The challenge was to design and develop an intelligent machine based on one of the following themes: The Connected Home, Gamification of Dyson Products and Accessibility through Usability. And do it all in 24 hours.
On average participants slept for just two hours during the event, wrote over 6,000 lines of code, and consumed more than 500 energy drinks and coffee.
The winning group in the UK modified a Jake Dyson CSYS light, by augmenting its motors drive mechanism, connecting these to an Arduino electronics board and using computer programming to transfer data to the light. The result meant that the machine could register and draw highly detailed images, including a portrait of Jake Dyson himself.
Darren Lewis, mechatronics design engineer, said: “We first converted an image into line paths that a pen could trace. Position co-ordinates describing the paths were then sent from a laptop to an Arduino electronic board which drives three motors controlling movement on a modified Dyson CSYS light. The pen is coupled to our motors via our inventive drive mechanism which uses only one belt to control both the vertical and horizontal movements.”
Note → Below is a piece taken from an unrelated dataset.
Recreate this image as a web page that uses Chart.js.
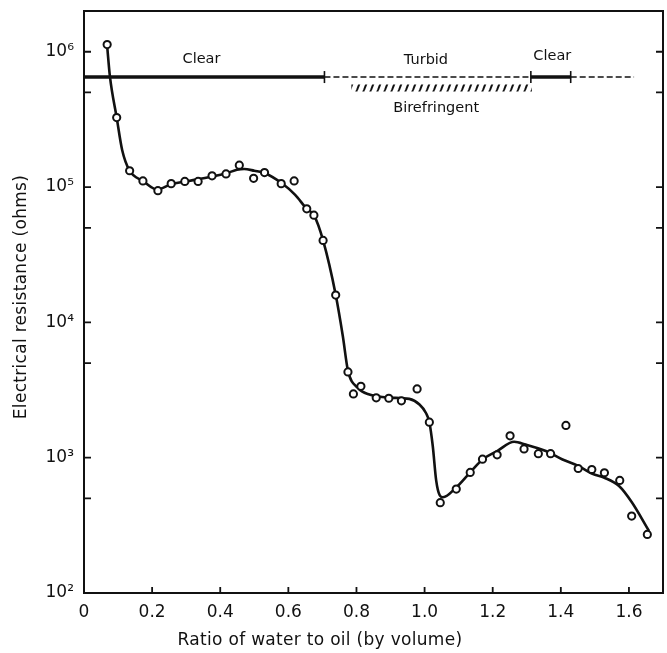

Other projects included smart home sensory systems able to detect individuals within different rooms using cluedo algorithms, and virtual reality worlds which used 3D imagery mapping from pictures taken by a drone. One group built an app, which was connected to a Raspberry Pi, and able to play ‘I spy with my little eye’ with the user, by automatically selecting an object in a room and sending clues to a smart phone.